Of course, most people will choose their home country for storage, keeping the metals close, either in a safe at home or a professionally managed high-security vault. However, what if you don’t trust your home country? What if your home country has unsustainable debt burdens, or if it is socially or politically unsafe?
The number one threat today to your wealth and to economic prosperity is debt. Excessive debt loads are strangling countries around the world. Unprecedented debt levels have been reached in some of the leading economies, most prominently America, Japan and the European Union. Citizens of those regions need to consider the historic risks of confiscation, hyper-inflation and social unrest. Diversifying your holdings internationally is not only prudent, but increasingly necessary too.
Which country should you pick? Clearly, you should consider economies that are fiscally healthy. One simple economic indicator to look for is the debt-to-GDP ratio. Moreover, you need to consider the political and social fabric, the country’s history and its legal system. To what degree are property rights respected? How independent and sovereign is a country?
As clients of Global Gold know well, we can offer a broad array of different global storage locations. However, we have recommended only three as the primary hubs for storing our clients’ precious metals, namely Switzerland, Hong Kong and Singapore.
By far the largest part of our clients’ holdings are stored in high-security vaults in Zurich, Switzerland. Smaller allocations exist in Singapore and Hong Kong. Due to recent developments in Asia, and Hong Kong in particular, we have been looking for storage facilities in alternative jurisdictions.
Next to Switzerland, we have identified New Zealand as the second safest and highly recommended storage location. As of this summer, we are able to offer storage in Wellington, New Zealand.
New Zealand is fiscally very healthy. The Kiwis recorded a government debt equivalent to only 22.20% of the country's GDP in the 2016-17 fiscal year. That is even lower than Switzerland, which recorded 34%. Government debt-to-GDP in New Zealand averaged 23.81% from 1972 until 2017, reaching an all-time high of 54.80% in 1992 and a record low of 4.40% in 1974.

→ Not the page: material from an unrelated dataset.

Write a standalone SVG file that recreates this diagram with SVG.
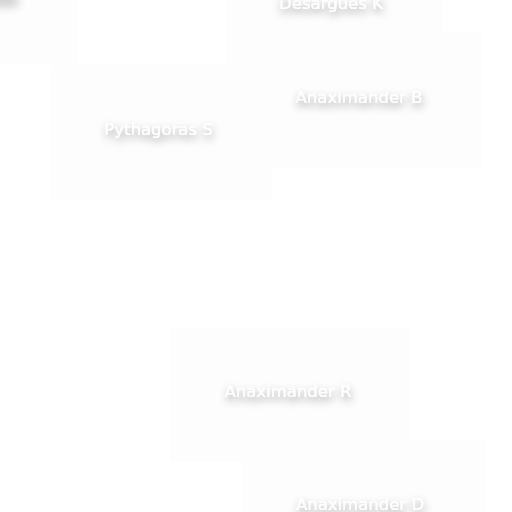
<svg xmlns="http://www.w3.org/2000/svg" width="512" height="512" viewBox="0 0 512 512">
<defs>
<filter id="ts" x="-30%" y="-100%" width="160%" height="300%">
<feGaussianBlur in="SourceAlpha" stdDeviation="4.5"/>
<feOffset dx="1" dy="4" result="b"/>
<feFlood flood-color="#000" flood-opacity="0.42"/>
<feComposite in2="b" operator="in" result="s"/>
<feMerge><feMergeNode in="s"/><feMergeNode in="SourceGraphic"/></feMerge>
</filter>
<filter id="blob" x="-100%" y="-100%" width="300%" height="300%">
<feGaussianBlur stdDeviation="5"/>
</filter>
</defs>
<style>
.box{fill:#fdfdfd;stroke:none}
.lbl{font-family:"DejaVu Sans",Verdana,sans-serif;font-size:16.5px;fill:#ffffff;text-anchor:middle;filter:url(#ts)}
</style>
<rect width="512" height="512" fill="#ffffff"/>
<g id="connectors"></g>
<g id="node-offscreen">
<rect class="box" x="-143" y="-70" width="220" height="135"/>
<rect x="-22" y="-6" width="40" height="13" fill="#000" opacity="0.18" filter="url(#blob)"/>
</g>
<g id="node-pythagoras-s">
<rect class="box" x="51" y="65" width="221" height="135"/>
<text class="lbl" x="158.5" y="135">Pythagoras S</text>
</g>
<g id="node-desargues-k">
<rect class="box" x="227" y="-62" width="216" height="135"/>
<text class="lbl" x="331" y="9">Desargues K</text>
</g>
<g id="node-anaximander-b">
<rect class="box" x="243" y="32" width="239" height="135"/>
<text class="lbl" x="359" y="103">Anaximander B</text>
</g>
<g id="node-anaximander-r">
<rect class="box" x="170" y="327" width="240" height="135"/>
<text class="lbl" x="288" y="397">Anaximander R</text>
</g>
<g id="node-anaximander-d">
<rect class="box" x="243" y="440" width="242" height="135"/>
<text class="lbl" x="360" y="510">Anaximander D</text>
</g>
</svg>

New Zealand Government Net Debt to GDP Ratio
Source: New Zealand Treasury
Moreover, we identified the following advantages:
In the Forbes Best Countries for Business report, New Zealand is regularly ranked #1 or #2 for lowest levels of corruption, personal freedom, lack of red tape, monetary freedom and property rights.
New Zealand is a democratic and politically stable nation. The country determines its own foreign policy and is proudly independent of major powers or influencers.
New Zealand is a remote and very stable country, making it the perfect location for storing precious metals.
New Zealand provides the geographic spread and security that many bullion investors desire.
New Zealand is considered a very safe country with one of the world’s most stable banking systems.
The gold, silver, and platinum bullion stored at our New Zealand vault will be exempt from sales tax (GST), provided it meets minimum purity standards of a fineness not less than 99.5% for gold, not less than 99.9% for silver, and not less than 99.0% for platinum.
We have integrated our New Zealand vault seamlessly into the Global Gold storage services. In New Zealand, we offer both our Collective and our Segregated storage services.
One caveat: the precious metals markets in New Zealand are not as developed as in Switzerland. Therefore, certain limitations may exist in available products and liquidity upon selling may be more restricted.